Besides the heckling, Bouwmeester said there hasn’t been much in the way of adjustment. Since arriving from Calgary more than three weeks ago, there’s been time for only one full-fledged practice because of the cramped schedule.
“It’s a real good group,” the 29-year-old said. “A little bit younger (so) you feel a bit old. We’ve had some success. We’ve won some games. We’ve won some one-goal games, some close games . . . and when you’re part of that, that kind of brings everyone together.
“It doesn’t feel like you just got here. Guys have been good and it helps when you’re winning.
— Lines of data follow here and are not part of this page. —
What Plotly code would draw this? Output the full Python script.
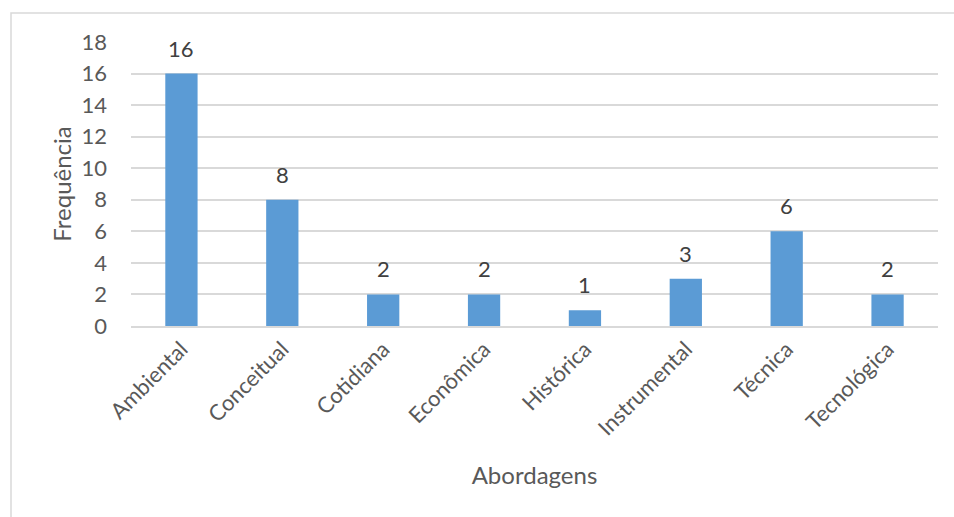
import plotly.graph_objects as go

categories = ["Ambiental", "Conceitual", "Cotidiana", "Econômica", "Histórica", "Instrumental", "Técnica", "Tecnológica"]
values = [16, 8, 2, 2, 1, 3, 6, 2]
y_ticks = [0, 2, 4, 6, 8, 10, 12, 14, 16, 18]

FONT = "Lato"
TXT = "#595959"
GRID = "#D9D9D9"

W, H = 954, 517
L, R, T, B = 131, 954 - 938, 42, 517 - 326.5

fig = go.Figure(go.Bar(x=categories, y=values, marker=dict(color="#5B9BD5", line=dict(width=0)),
                       width=0.32, hoverinfo="skip"))

for c, v in zip(categories, values):
    fig.add_annotation(x=c, y=v, text=str(v), showarrow=False, yanchor="bottom", yshift=10,
                       font=dict(family=FONT, size=22, color="#404040"))

pw = W - L - R
ph = H - T - B
fig.add_shape(type="rect", xref="paper", yref="paper",
              x0=(11 - L) / pw, x1=(960 - L) / pw,
              y0=(H - B - 530) / ph, y1=(H - B - 13) / ph,
              line=dict(color=GRID, width=1.5), fillcolor="rgba(0,0,0,0)", layer="below")

fig.update_layout(
    width=W, height=H, margin=dict(l=L, r=R, t=T, b=B, pad=0),
    paper_bgcolor="white", plot_bgcolor="white", showlegend=False,
    font=dict(family=FONT, size=22, color=TXT),
    xaxis=dict(tickangle=-45, showgrid=False, showline=True, linecolor=GRID, linewidth=1.5,
               ticks="", title=dict(text="Abordagens", font=dict(size=24, color=TXT), standoff=28),
               tickfont=dict(size=22, color=TXT)),
    yaxis=dict(range=[0, 18], tickvals=y_ticks, showgrid=True, gridcolor=GRID, gridwidth=1.5,
               zeroline=False, showline=False, ticks="", ticklabelstandoff=23,
               tickfont=dict(size=22, color=TXT),
               title=dict(text="Frequência", font=dict(size=24, color=TXT), standoff=3)),
)

fig.write_html("out.html")
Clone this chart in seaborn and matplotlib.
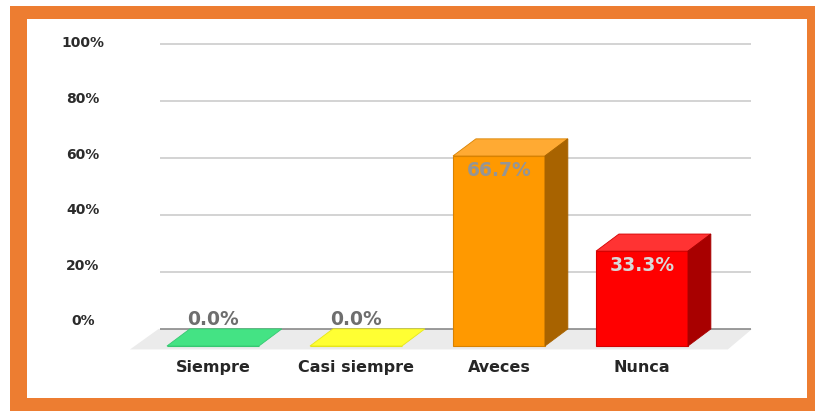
import matplotlib
matplotlib.use("Agg")
import matplotlib.pyplot as plt
from matplotlib.patches import Polygon, Rectangle
import seaborn as sns

sns.set_style("white")
plt.rcParams['font.family'] = ['DejaVu Sans']

categories = ["Siempre", "Casi siempre", "Aveces", "Nunca"]
values = [0.0, 0.0, 66.7, 33.3]
front_colors = ["#44e384", "#ffff33", "#ff9900", "#ff0000"]
top_colors = ["#44e384", "#ffff33", "#ffaa33", "#ff3333"]
side_colors = ["#2fb866", "#d6d600", "#a86300", "#a80000"]
edge_colors = ["#36c872", "#e6e61a", "#d98200", "#d40000"]
label_colors = ["#6e6e6e", "#6e6e6e", "#959595", "#d8d8d8"]
grid_values = [0, 20, 40, 60, 80, 100]
grid_labels = ["0%", "20%", "40%", "60%", "80%", "100%"]

# depth of the fake 3D effect, in data units
dx, dy = 0.16, 6.0

fig = plt.figure(figsize=(8.15, 4.11), dpi=100)
W, H = 815, 411

# orange frame
fig.patches.append(Rectangle((10 / W, 0), 1, (H - 6) / H, transform=fig.transFigure,
                             facecolor="#ed7d31", edgecolor="none", zorder=-10))
fig.patches.append(Rectangle((27 / W, (H - 398) / H), (807 - 27) / W, (398 - 19) / H,
                             transform=fig.transFigure, facecolor="white",
                             edgecolor="none", zorder=-9))

ax = fig.add_axes([130 / W, (H - 350) / H, (760 - 130) / W, (350 - 30) / H])
ax.set_facecolor("none")

sns.barplot(x=categories, y=values, hue=categories, palette=front_colors,
            width=0.643, legend=False, ax=ax, zorder=3, saturation=1)

ax.set_xlim(-0.58, 3.825)
ax.set_ylim(-1.4, 110.9)

# floor
ax.add_patch(Polygon([(-0.58, -1.2), (-0.58 + dx + 0.04, dy), (3.77, dy), (3.6, -1.2)],
                     closed=True, facecolor="#ebebeb", edgecolor="none", zorder=1))

# back wall grid lines
for v in grid_values:
    col = "#808080" if v == 0 else "#c8c8c8"
    ax.hlines(v + dy, -0.37, 3.76, colors=col, lw=1.1, zorder=1.5)

for i, p in enumerate(ax.patches[:len(categories)]):
    x, w, h = p.get_x(), p.get_width(), p.get_height()
    p.set_edgecolor(edge_colors[i])
    p.set_linewidth(0.8)
    top = [(x, h), (x + dx, h + dy), (x + w + dx, h + dy), (x + w, h)]
    ax.add_patch(Polygon(top, closed=True, facecolor=top_colors[i],
                         edgecolor=edge_colors[i], lw=0.6, zorder=3))
    if h > 0:
        side = [(x + w, 0), (x + w + dx, dy), (x + w + dx, h + dy), (x + w, h)]
        ax.add_patch(Polygon(side, closed=True, facecolor=side_colors[i],
                             edgecolor=side_colors[i], lw=0.6, zorder=3))
        ty = h - 5
    else:
        ty = dy + 3.2
    ax.text(x + w / 2, ty, f"{values[i]:.1f}%", ha="center", va="center",
            fontsize=13.5, fontweight="bold", color=label_colors[i], zorder=4)

# the axis labels sit a little above their grid lines, more so near the floor
ax.set_yticks([v * 0.975 + 9.2 for v in grid_values])
ax.set_yticklabels(grid_labels, fontsize=10, fontweight="bold", color="#2b2b2b")
for lab in ax.get_yticklabels():
    lab.set_horizontalalignment("center")
ax.tick_params(axis="y", length=0, pad=34)

ax.set_xticks(range(len(categories)))
ax.set_xticklabels(categories, fontsize=11.5, fontweight="bold", color="#262626")
ax.tick_params(axis="x", length=0, pad=7.5)

sns.despine(ax=ax, left=True, bottom=True)
ax.set_xlabel("")
ax.set_ylabel("")

fig.savefig("out.png", dpi=100)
I feel comfortable here. When you’re right into games, you kind of learn on the fly.”
The Blues, too, report that the transition has been smooth.
“He’s as advertised — one of those mobile, 200-foot defencemen,” said coach Ken Hitchcock. “We probably shovelled the puck a lot, instead of skated it (prior to Bouwmeester’s arrival). Both him and (Jordan) Leopold have had a calmness under fire in our zone that has allowed us to exit easier with puck control. His ability to skate us out of defensive-zone coverage, his ability to skate us out of difficult situations, has allowed us to be on the attack way, way more.
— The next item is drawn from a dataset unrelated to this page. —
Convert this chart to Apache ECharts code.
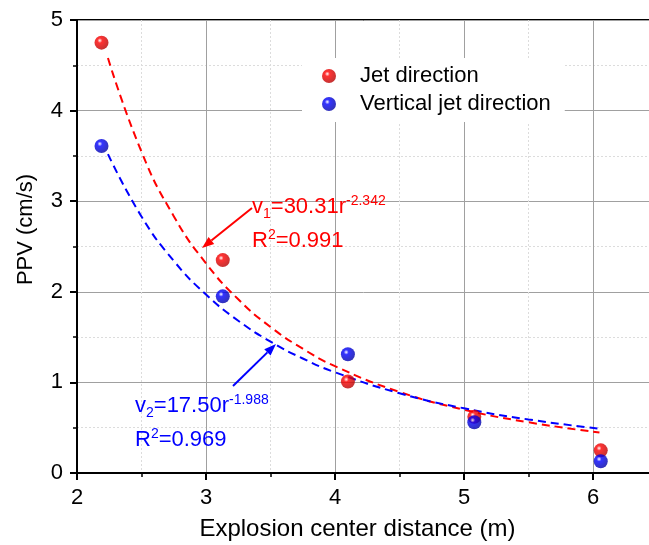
<!DOCTYPE html>
<html>
<head>
<meta charset="utf-8">
<script src="https://cdn.jsdelivr.net/npm/echarts@6/dist/echarts.min.js"></script>
<style>
html,body{margin:0;padding:0;background:#fff;overflow:hidden;}
#chart{width:649px;height:545px;}
</style>
</head>
<body>
<div id="chart"></div>
<script>
// ---- data ----
var distance = [2.19, 3.13, 4.10, 5.08, 6.06];
var jetPPV = [4.75, 2.35, 1.01, 0.62, 0.25];
var verticalPPV = [3.61, 1.95, 1.31, 0.56, 0.13];

// fitted curves
var fitX = [2.24, 2.5, 2.75, 3.0, 3.25, 3.5, 3.75, 4.0, 4.5, 5.0, 5.5, 6.05];
var fitJet = [4.58, 3.545, 2.835, 2.314, 1.917, 1.612, 1.372, 1.179, 0.895, 0.699, 0.560, 0.447];
var fitVertical = [3.52, 2.831, 2.342, 1.970, 1.681, 1.450, 1.264, 1.112, 0.880, 0.714, 0.591, 0.489];

var xTicks = [2, 3, 4, 5, 6];
var yTicks = [0, 1, 2, 3, 4, 5];

var seriesNames = ['Jet direction', 'Vertical jet direction'];

function pairs(xs, ys) { return xs.map(function (x, i) { return [x, ys[i]]; }); }

function sphere(base, dark) {
  return {
    type: 'radial', x: 0.38, y: 0.35, r: 0.7,
    colorStops: [
      { offset: 0, color: '#ffffff' },
      { offset: 0.25, color: base },
      { offset: 1, color: dark }
    ]
  };
}

var FONT = 'Liberation Sans, Arial, sans-serif';
var chart = echarts.init(document.getElementById('chart'), null, { renderer: 'canvas' });

var option = {
  backgroundColor: '#fff',
  animation: false,
  grid: {
    left: 77, top: 20, width: 645, height: 453,
    outerBoundsMode: 'none',
    containLabel: false,
    show: true, borderColor: '#000', borderWidth: 2, backgroundColor: 'transparent'
  },
  legend: {
    orient: 'vertical',
    left: 302, top: 58,
    padding: [7, 14, 7, 20],
    itemGap: 6,
    itemWidth: 14, itemHeight: 14,
    backgroundColor: '#fff',
    textStyle: { fontFamily: FONT, fontSize: 22, color: '#000', padding: [0, 0, 0, 19] },
    data: [
      { name: seriesNames[0], icon: 'circle' },
      { name: seriesNames[1], icon: 'circle' }
    ]
  },
  xAxis: {
    type: 'value', min: 2, max: 7, interval: 1,
    name: 'Explosion center distance (m)',
    nameLocation: 'middle', nameGap: 44,
    nameTextStyle: { fontFamily: FONT, fontSize: 24, color: '#000', padding: [0, 84, 0, 0] },
    axisLine: { onZero: false, lineStyle: { color: '#000', width: 2 } },
    axisTick: { show: true, inside: false, length: 7, lineStyle: { color: '#000', width: 2 } },
    minorTick: { show: true, splitNumber: 2, length: 4, lineStyle: { color: '#000', width: 1.5 } },
    axisLabel: {
      fontFamily: FONT, fontSize: 22, color: '#000', margin: 14,
      formatter: function (v) { return xTicks.indexOf(v) >= 0 ? String(v) : ''; }
    },
    splitLine: { show: true, lineStyle: { color: '#a0a0a0', width: 1 } },
    minorSplitLine: { show: true, lineStyle: { color: '#dcdcdc', width: 1, type: [2, 2] } }
  },
  yAxis: {
    type: 'value', min: 0, max: 5, interval: 1,
    name: 'PPV (cm/s)',
    nameLocation: 'middle', nameGap: 40,
    nameTextStyle: { fontFamily: FONT, fontSize: 22, color: '#000', padding: [0, 0, 0, 34] },
    axisLine: { onZero: false, lineStyle: { color: '#000', width: 2 } },
    axisTick: { show: true, inside: false, length: 7, lineStyle: { color: '#000', width: 2 } },
    minorTick: { show: true, splitNumber: 2, length: 4, lineStyle: { color: '#000', width: 1.5 } },
    axisLabel: {
      fontFamily: FONT, fontSize: 22, color: '#000', margin: 14,
      formatter: function (v) { return yTicks.indexOf(v) >= 0 ? String(v) : ''; }
    },
    splitLine: { show: true, lineStyle: { color: '#a0a0a0', width: 1 } },
    minorSplitLine: { show: true, lineStyle: { color: '#dcdcdc', width: 1, type: [2, 2] } }
  },
  series: [
    {
      name: 'fit-jet', type: 'line', data: pairs(fitX, fitJet),
      smooth: true, showSymbol: false, symbol: 'none', z: 3,
      lineStyle: { color: '#ff0000', width: 2, type: [8, 5] }
    },
    {
      name: 'fit-vertical', type: 'line', data: pairs(fitX, fitVertical),
      smooth: true, showSymbol: false, symbol: 'none', z: 3,
      lineStyle: { color: '#0000ff', width: 2, type: [8, 5] }
    },
    {
      name: seriesNames[0], type: 'scatter', data: pairs(distance, jetPPV),
      symbol: 'circle', symbolSize: 14, z: 5,
      itemStyle: { color: sphere('#ff0000', '#b00000') }
    },
    {
      name: seriesNames[1], type: 'scatter', data: pairs(distance, verticalPPV),
      symbol: 'circle', symbolSize: 14, z: 5,
      itemStyle: { color: sphere('#0000ff', '#0000a0') }
    }
  ]
};
chart.setOption(option);

function arrow(x1, y1, x2, y2, color) {
  var ang = Math.atan2(y2 - y1, x2 - x1);
  var L = 12, W = 4.5;
  var bx = x2 - L * Math.cos(ang), by = y2 - L * Math.sin(ang);
  var px = -Math.sin(ang), py = Math.cos(ang);
  return [
    { type: 'line', shape: { x1: x1, y1: y1, x2: bx, y2: by }, style: { stroke: color, lineWidth: 2 }, z: 10 },
    { type: 'polygon', shape: { points: [[x2, y2], [bx + px * W, by + py * W], [bx - px * W, by - py * W]] }, style: { fill: color }, z: 10 }
  ];
}

function label(x, y, rich, color, txt) {
  return {
    type: 'text', left: x, top: y, z: 10,
    style: { text: txt, rich: rich, fill: color, fontFamily: FONT, fontSize: 22 }
  };
}

function richDef(color) {
  return {
    m: { fontFamily: FONT, fontSize: 22, color: color, lineHeight: 26, verticalAlign: 'bottom' },
    sub: { fontFamily: FONT, fontSize: 14, color: color, lineHeight: 26, verticalAlign: 'bottom', padding: [0, 0, -3, 0] },
    sup: { fontFamily: FONT, fontSize: 14, color: color, lineHeight: 26, verticalAlign: 'top', padding: [2, 0, 0, 0] }
  };
}

var red = '#ff0000', blue = '#0000ff';
var graphics = []
  .concat(arrow(252, 208, 202, 248, red))
  .concat(arrow(233, 386, 276, 344, blue))
  .concat([
    label(252, 192, richDef(red), red, '{m|v}{sub|1}{m|=30.31r}{sup|-2.342}'),
    label(252, 226, richDef(red), red, '{m|R}{sup|2}{m|=0.991}'),
    label(135, 391, richDef(blue), blue, '{m|v}{sub|2}{m|=17.50r}{sup|-1.988}'),
    label(135, 425, richDef(blue), blue, '{m|R}{sup|2}{m|=0.969}')
  ]);
chart.setOption({ graphic: graphics });
</script>
</body>
</html>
“Both him and Leopold, with their physical ability and mental composure, have really enhanced our group back there. We don’t bog ourselves down by shovelling the puck like a lot of teams do . . . to another area and just stay in the zone for another 30 seconds.”
HARTLEY LETTING CUNDARI PLAY
The Flames coach isn’t worried about having to rein in Mark Cundari.
Bob Hartley actually appreciates the stocky newcomer’s energy. It just needs to be channelled properly.
“He’s lively . . . and he has high expectations of himself,” said Hartley. “He understands that it’s not by doing more that he’s going to be an NHLer. We have a rule that any of our defencemen can jump into the play if it makes sense — the big word is ‘sense.’ Like common sense. You can’t generate an attack, as a defenceman, at both ends. You need to be a defenceman first.”
One role model that Hartley has mentioned to Cundari is Francis Bouillon, a Montreal Canadiens defender (five foot eight, 201 pounds) who has played more than 700 games in the league.
“Francis, he’s a solidified NHL player . . . definitely a great guy for me to look at,” said Cundari, five foot nine, 195 pounds. “Letting the game come to you, instead of chasing it all over the ice, is a lot easier. I’ve had conversations with coaches and some of the staff, they’re calming me down, saying, ‘Get level-headed. You’ll be fine. Just play your defensive game, be physical.’ (Tuesday in Nashville) I was definitely thinking, ‘Go, go, go.’ I’ve got to tone it down a little bit.”
For teams like the Flames, it’s that time of year again.
Who will get invited to participate in the world championship this spring?
So far, LW Jiri Hudler (Czech Republic) and D Chris Butler (U.S.) are answering the call.
Other potential candidates — D Mark Giordano, D T.J. Brodie, LW Michael Cammalleri for Canada; RW Lee Stempniak for the U.S.; C Roman Horak, RW Roman Cervenka for Czech Republic; C Mikael Backlund for Sweden; LW Sven Baertschi for Switzerland.
The tourney is slated for May 3-19, in Finland and Sweden.